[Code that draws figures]

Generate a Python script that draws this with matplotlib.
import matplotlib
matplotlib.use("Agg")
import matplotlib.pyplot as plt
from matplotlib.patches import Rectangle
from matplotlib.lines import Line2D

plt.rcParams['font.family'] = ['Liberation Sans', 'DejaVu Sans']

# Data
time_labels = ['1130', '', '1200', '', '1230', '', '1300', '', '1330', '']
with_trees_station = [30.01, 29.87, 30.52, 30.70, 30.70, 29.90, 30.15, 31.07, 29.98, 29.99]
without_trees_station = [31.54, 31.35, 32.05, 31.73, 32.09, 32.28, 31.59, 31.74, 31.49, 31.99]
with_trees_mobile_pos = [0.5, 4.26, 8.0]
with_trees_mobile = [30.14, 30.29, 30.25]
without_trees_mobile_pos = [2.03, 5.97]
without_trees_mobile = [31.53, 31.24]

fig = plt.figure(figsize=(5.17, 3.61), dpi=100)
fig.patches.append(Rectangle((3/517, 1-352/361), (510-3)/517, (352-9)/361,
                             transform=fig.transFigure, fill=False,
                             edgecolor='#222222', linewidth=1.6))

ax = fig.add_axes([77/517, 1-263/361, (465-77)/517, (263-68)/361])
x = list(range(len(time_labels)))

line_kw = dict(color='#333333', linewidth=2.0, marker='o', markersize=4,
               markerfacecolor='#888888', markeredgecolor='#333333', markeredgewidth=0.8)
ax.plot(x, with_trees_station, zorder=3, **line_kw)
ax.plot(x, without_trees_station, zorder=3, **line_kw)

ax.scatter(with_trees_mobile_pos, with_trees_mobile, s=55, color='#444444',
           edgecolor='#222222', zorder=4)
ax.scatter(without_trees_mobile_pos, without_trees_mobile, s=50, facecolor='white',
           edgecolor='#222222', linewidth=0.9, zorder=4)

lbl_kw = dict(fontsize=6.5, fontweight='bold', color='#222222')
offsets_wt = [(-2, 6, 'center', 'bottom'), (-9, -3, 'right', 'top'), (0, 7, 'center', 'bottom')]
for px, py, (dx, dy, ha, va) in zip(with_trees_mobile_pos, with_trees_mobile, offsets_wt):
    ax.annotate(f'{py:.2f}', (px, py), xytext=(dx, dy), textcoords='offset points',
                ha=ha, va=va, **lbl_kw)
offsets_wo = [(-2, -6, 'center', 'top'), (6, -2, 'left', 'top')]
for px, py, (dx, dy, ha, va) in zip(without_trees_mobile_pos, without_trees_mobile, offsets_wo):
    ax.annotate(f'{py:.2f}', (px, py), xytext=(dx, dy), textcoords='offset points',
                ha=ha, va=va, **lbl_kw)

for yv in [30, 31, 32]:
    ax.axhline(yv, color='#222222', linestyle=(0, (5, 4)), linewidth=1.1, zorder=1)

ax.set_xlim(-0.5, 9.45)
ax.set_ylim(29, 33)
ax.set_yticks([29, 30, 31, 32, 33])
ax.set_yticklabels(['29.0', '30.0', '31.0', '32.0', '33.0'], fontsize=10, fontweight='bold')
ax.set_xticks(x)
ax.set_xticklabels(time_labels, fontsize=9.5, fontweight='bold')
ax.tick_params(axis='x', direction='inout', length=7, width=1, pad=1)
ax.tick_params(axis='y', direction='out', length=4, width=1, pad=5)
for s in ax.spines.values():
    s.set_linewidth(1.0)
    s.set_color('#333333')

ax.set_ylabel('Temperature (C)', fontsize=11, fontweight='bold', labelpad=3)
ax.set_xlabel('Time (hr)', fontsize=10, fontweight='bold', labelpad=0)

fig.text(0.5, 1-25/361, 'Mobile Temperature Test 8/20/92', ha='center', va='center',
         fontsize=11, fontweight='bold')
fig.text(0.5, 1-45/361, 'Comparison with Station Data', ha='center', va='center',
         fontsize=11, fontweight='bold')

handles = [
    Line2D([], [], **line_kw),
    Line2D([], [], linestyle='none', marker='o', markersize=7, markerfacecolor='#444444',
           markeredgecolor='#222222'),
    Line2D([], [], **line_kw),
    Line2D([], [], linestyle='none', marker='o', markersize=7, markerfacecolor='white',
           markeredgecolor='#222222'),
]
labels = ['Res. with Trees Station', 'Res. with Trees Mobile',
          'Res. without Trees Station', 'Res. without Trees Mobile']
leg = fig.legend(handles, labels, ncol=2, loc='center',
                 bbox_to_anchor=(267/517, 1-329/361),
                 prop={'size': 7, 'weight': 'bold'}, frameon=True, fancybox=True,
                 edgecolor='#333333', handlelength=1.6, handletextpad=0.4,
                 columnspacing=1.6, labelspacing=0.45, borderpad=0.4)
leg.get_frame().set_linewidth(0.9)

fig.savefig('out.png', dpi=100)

==

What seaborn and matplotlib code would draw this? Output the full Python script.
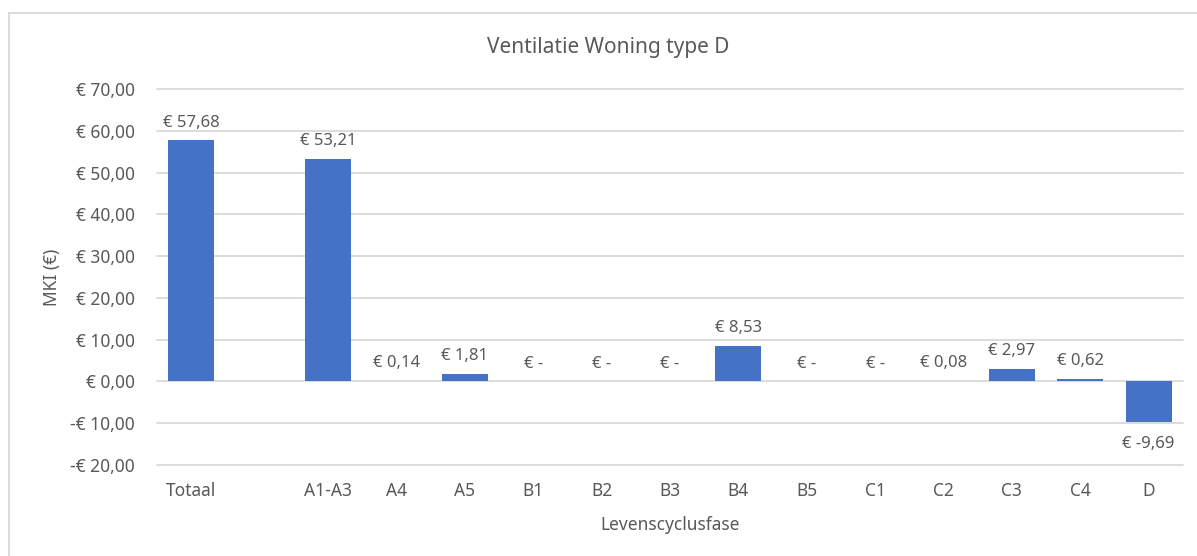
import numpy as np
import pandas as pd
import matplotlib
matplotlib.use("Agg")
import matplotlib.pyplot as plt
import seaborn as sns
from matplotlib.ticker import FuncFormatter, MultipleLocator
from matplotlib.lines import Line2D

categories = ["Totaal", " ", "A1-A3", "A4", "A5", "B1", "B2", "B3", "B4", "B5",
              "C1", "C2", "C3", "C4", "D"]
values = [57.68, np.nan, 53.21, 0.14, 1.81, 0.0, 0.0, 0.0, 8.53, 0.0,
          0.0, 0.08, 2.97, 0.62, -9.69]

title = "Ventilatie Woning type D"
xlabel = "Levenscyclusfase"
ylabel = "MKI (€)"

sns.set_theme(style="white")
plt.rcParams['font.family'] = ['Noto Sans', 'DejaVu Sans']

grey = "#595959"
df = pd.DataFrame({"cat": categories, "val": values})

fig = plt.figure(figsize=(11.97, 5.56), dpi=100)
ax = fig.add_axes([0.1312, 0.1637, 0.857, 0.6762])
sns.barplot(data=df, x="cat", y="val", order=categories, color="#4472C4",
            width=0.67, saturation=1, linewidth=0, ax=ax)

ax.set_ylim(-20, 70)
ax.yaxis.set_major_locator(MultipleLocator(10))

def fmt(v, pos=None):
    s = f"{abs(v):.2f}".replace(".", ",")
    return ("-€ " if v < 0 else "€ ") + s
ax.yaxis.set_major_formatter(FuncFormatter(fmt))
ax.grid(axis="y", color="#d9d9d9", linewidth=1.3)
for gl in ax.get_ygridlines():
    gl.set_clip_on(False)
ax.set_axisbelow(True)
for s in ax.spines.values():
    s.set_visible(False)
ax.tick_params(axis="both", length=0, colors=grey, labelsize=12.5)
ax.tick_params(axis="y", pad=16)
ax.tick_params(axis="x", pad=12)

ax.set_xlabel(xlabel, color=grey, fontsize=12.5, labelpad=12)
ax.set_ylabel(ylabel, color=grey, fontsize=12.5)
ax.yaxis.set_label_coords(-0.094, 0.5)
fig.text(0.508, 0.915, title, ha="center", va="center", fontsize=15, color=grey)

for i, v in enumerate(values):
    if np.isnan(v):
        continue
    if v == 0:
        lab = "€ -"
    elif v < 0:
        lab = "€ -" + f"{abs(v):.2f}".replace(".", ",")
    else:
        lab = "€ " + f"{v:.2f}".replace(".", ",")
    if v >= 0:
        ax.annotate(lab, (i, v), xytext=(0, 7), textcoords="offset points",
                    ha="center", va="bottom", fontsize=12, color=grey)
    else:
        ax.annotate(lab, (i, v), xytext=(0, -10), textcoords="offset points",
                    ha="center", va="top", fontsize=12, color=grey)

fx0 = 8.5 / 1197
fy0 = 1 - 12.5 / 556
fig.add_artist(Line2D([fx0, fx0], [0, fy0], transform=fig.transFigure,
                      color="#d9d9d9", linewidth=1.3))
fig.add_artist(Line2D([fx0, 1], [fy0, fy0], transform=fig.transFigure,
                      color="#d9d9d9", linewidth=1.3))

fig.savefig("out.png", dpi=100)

---

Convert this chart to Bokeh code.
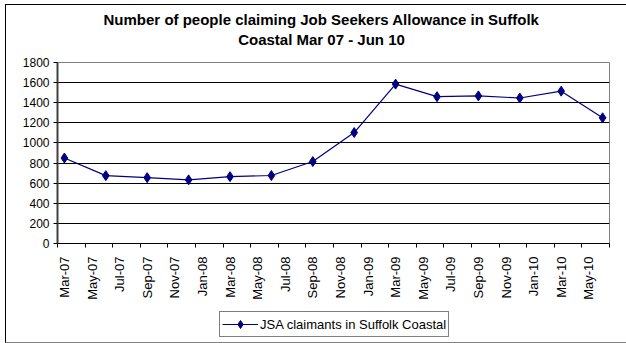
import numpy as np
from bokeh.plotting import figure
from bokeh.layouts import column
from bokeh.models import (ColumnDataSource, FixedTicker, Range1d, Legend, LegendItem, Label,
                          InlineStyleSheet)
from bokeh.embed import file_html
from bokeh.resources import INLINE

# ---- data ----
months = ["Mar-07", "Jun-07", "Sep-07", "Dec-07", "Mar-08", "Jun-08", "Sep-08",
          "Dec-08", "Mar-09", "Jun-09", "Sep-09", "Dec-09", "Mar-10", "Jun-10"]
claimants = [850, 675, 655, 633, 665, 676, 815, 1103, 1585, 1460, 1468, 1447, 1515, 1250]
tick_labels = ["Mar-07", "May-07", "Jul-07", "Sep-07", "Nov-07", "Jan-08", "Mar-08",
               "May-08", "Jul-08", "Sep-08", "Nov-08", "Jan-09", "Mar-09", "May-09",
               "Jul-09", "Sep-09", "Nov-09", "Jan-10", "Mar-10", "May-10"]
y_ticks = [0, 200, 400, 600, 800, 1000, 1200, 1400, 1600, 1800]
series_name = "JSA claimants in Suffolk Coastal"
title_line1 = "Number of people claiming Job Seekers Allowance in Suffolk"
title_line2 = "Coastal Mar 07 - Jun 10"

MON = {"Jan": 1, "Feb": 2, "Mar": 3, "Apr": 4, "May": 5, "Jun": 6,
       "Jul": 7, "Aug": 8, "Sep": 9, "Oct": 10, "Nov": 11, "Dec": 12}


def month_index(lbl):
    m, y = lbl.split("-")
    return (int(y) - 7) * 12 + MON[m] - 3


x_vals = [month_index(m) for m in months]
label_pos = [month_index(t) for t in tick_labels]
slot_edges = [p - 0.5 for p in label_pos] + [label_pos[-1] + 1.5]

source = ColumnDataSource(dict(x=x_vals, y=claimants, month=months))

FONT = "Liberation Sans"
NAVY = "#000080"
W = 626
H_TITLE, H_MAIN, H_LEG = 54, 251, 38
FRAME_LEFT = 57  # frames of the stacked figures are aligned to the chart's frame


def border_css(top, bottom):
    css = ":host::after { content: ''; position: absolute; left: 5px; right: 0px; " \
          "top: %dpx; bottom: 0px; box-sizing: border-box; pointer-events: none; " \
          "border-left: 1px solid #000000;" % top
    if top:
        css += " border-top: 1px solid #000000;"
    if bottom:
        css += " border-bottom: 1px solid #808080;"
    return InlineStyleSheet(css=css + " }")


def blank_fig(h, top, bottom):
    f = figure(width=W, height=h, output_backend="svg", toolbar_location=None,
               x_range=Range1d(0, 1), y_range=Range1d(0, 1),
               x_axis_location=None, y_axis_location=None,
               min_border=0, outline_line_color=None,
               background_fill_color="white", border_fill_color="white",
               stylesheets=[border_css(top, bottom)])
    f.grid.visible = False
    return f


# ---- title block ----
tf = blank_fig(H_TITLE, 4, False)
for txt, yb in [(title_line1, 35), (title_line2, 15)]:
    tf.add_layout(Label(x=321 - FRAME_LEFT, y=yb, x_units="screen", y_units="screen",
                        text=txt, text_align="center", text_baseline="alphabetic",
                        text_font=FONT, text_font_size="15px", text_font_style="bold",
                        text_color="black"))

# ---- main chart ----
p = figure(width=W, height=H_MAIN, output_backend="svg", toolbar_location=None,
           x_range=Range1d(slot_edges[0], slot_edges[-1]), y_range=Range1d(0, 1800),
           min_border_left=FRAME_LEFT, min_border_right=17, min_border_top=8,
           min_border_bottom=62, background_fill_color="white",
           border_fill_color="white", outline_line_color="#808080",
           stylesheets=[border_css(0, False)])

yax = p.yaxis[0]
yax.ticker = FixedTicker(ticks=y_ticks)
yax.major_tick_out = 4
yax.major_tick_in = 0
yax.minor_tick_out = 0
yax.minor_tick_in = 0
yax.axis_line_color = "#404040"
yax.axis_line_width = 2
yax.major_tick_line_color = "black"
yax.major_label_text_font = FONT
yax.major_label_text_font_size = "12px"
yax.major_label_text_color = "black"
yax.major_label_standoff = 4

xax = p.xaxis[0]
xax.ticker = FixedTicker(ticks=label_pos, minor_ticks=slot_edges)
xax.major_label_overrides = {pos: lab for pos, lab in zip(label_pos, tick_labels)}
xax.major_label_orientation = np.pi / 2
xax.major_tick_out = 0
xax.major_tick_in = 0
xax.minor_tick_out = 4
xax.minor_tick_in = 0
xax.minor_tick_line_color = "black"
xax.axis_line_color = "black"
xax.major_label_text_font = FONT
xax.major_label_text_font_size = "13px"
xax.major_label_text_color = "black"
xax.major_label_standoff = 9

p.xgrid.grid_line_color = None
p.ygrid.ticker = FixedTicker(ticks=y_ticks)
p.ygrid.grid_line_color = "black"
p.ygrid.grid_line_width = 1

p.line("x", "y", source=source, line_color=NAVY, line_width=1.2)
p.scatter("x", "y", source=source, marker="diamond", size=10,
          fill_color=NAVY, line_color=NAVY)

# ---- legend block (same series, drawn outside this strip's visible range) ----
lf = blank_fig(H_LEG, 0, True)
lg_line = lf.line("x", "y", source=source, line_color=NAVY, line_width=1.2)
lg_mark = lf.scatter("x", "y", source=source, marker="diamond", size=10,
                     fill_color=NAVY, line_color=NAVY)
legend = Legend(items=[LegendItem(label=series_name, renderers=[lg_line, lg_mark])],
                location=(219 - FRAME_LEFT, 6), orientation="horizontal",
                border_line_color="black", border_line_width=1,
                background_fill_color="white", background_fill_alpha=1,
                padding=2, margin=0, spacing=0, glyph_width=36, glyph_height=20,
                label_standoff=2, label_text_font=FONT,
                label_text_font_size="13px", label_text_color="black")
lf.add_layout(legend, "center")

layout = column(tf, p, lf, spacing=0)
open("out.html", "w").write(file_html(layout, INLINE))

[Instruction] Exactly reproduce the stretch from the line with "Generate a Python" through the line with "edgecolor='#222222', linewidth=0.9, zorder=4)", including both ends and nothing else.

[Task response]
Generate a Python script that draws this with matplotlib.
import matplotlib
matplotlib.use("Agg")
import matplotlib.pyplot as plt
from matplotlib.patches import Rectangle
from matplotlib.lines import Line2D

plt.rcParams['font.family'] = ['Liberation Sans', 'DejaVu Sans']

# Data
time_labels = ['1130', '', '1200', '', '1230', '', '1300', '', '1330', '']
with_trees_station = [30.01, 29.87, 30.52, 30.70, 30.70, 29.90, 30.15, 31.07, 29.98, 29.99]
without_trees_station = [31.54, 31.35, 32.05, 31.73, 32.09, 32.28, 31.59, 31.74, 31.49, 31.99]
with_trees_mobile_pos = [0.5, 4.26, 8.0]
with_trees_mobile = [30.14, 30.29, 30.25]
without_trees_mobile_pos = [2.03, 5.97]
without_trees_mobile = [31.53, 31.24]

fig = plt.figure(figsize=(5.17, 3.61), dpi=100)
fig.patches.append(Rectangle((3/517, 1-352/361), (510-3)/517, (352-9)/361,
                             transform=fig.transFigure, fill=False,
                             edgecolor='#222222', linewidth=1.6))

ax = fig.add_axes([77/517, 1-263/361, (465-77)/517, (263-68)/361])
x = list(range(len(time_labels)))

line_kw = dict(color='#333333', linewidth=2.0, marker='o', markersize=4,
               markerfacecolor='#888888', markeredgecolor='#333333', markeredgewidth=0.8)
ax.plot(x, with_trees_station, zorder=3, **line_kw)
ax.plot(x, without_trees_station, zorder=3, **line_kw)

ax.scatter(with_trees_mobile_pos, with_trees_mobile, s=55, color='#444444',
           edgecolor='#222222', zorder=4)
ax.scatter(without_trees_mobile_pos, without_trees_mobile, s=50, facecolor='white',
           edgecolor='#222222', linewidth=0.9, zorder=4)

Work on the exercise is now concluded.